Time spent at the Ardis sugar bush with family, friends and strangers brings forth many stories. One of Brad’s favorites is from the Nearings’ book. He quotes the passage, credited to Francois Andre Michaux, circa 1810: “Wild and domestic animals are inordinately fond of maple juice, and break through their enclosures to sate themselves; and when taken by them in large quantities, it has an exhilarating effect upon their spirits.”

Brad boasts the power of the sap as an elixir. “It is crystal clear, ice cold in February, and chock-full of everything the body needs.
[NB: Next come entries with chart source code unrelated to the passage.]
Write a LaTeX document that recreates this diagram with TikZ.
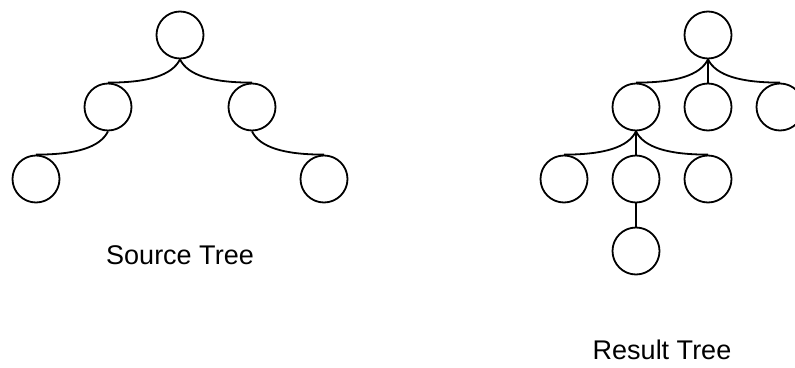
\documentclass[tikz,border=0pt]{standalone}
\usepackage{fontspec}
\setmainfont{Liberation Sans}
\begin{document}
\begin{tikzpicture}[x=1pt,y=-1pt,
  vertex/.style={circle,draw,line width=1.8pt,minimum size=47pt,inner sep=0pt},
  edge/.style={line width=1.8pt},
  caption/.style={font=\fontsize{27}{32}\selectfont,inner sep=0pt,anchor=base}]
\useasboundingbox (0,0) rectangle (795,367);
\clip (0,0) rectangle (795,367);

% source tree
\node[vertex] (s)   at (180,35)  {};
\node[vertex] (sl)  at (108,107) {};
\node[vertex] (sr)  at (252,107) {};
\node[vertex] (sll) at (36,179)  {};
\node[vertex] (srr) at (324,179) {};
\draw[edge] (s.south)  .. controls +(-8,16) and +(40,0)  .. (sl.north);
\draw[edge] (s.south)  .. controls +(8,16)  and +(-40,0) .. (sr.north);
\draw[edge] (sl.south) .. controls +(-8,16) and +(40,0)  .. (sll.north);
\draw[edge] (sr.south) .. controls +(8,16)  and +(-40,0) .. (srr.north);
\node[caption] (scap) at (180,264) {Source Tree};

% result tree
\node[vertex] (r)   at (708,35)  {};
\node[vertex] (ra)  at (636,107) {};
\node[vertex] (rb)  at (708,107) {};
\node[vertex] (rc)  at (780,107) {};
\node[vertex] (raa) at (564,179) {};
\node[vertex] (rab) at (636,179) {};
\node[vertex] (rac) at (708,179) {};
\node[vertex] (rba) at (636,251) {};
\draw[edge] (r.south)  .. controls +(-8,16) and +(40,0)  .. (ra.north);
\draw[edge] (r.south)  -- (rb.north);
\draw[edge] (r.south)  .. controls +(8,16)  and +(-40,0) .. (rc.north);
\draw[edge] (ra.south) .. controls +(-8,16) and +(40,0)  .. (raa.north);
\draw[edge] (ra.south) -- (rab.north);
\draw[edge] (ra.south) .. controls +(8,16)  and +(-40,0) .. (rac.north);
\draw[edge] (rab.south) -- (rba.north);
\node[caption] (rcap) at (662,359) {Result Tree};
\end{tikzpicture}
\end{document}
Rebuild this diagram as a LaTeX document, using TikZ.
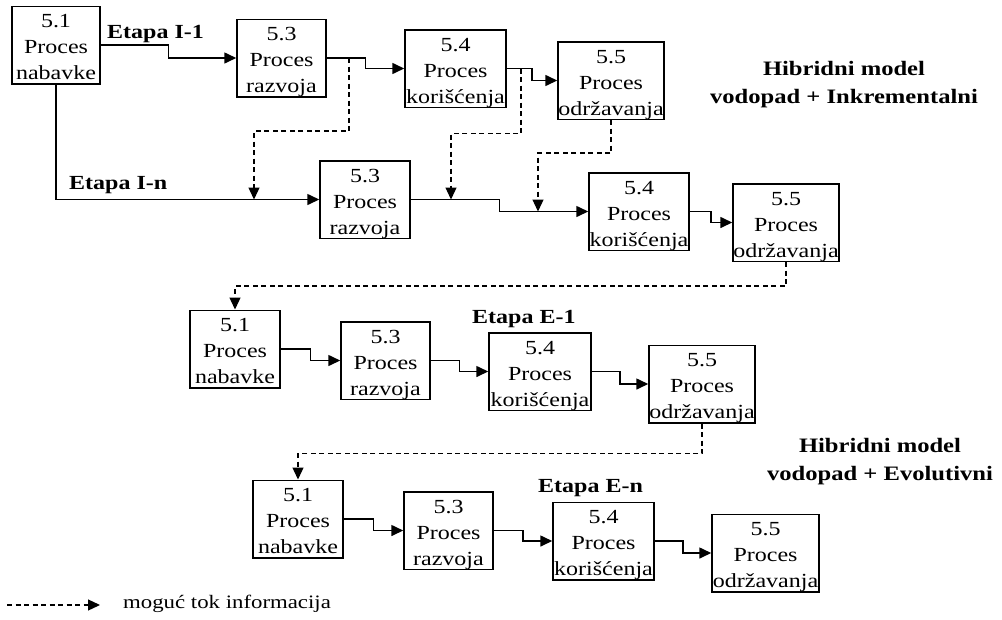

It’s a spring tonic that can knock out coughs in no time. I drink it every day. It’ll put a skip in your step, just like the cows!”

As the sap boils down to syrup, Brad and Larry employ different methods in determining when it is ready to can. Brad uses the scientific method, measuring the relative density of the syrup with a hydrometer. Larry judges the consistency and checks the temperature, kind of like candy making. Whatever the means, the results are the same: sweet, rich goodness that only the maple can provide.

“The deal with sugaring is once you do it, you’ll keep doing it until you can’t walk anymore. Once you get the sugaring fever, you’ll always have it,” says Brad. And for Larry, “Sugaring is so much a part of me. I can smell syrup cooking in the spring, no matter where I am. It’s in my blood.”

These are just two of the many folk who venture into the woods at the first signs of spring seeking the sugar of the mighty maple. They are pulled there by a passion that runs through their veins like the sap in the trees, bringing them all back to life after a long winter’s slumber.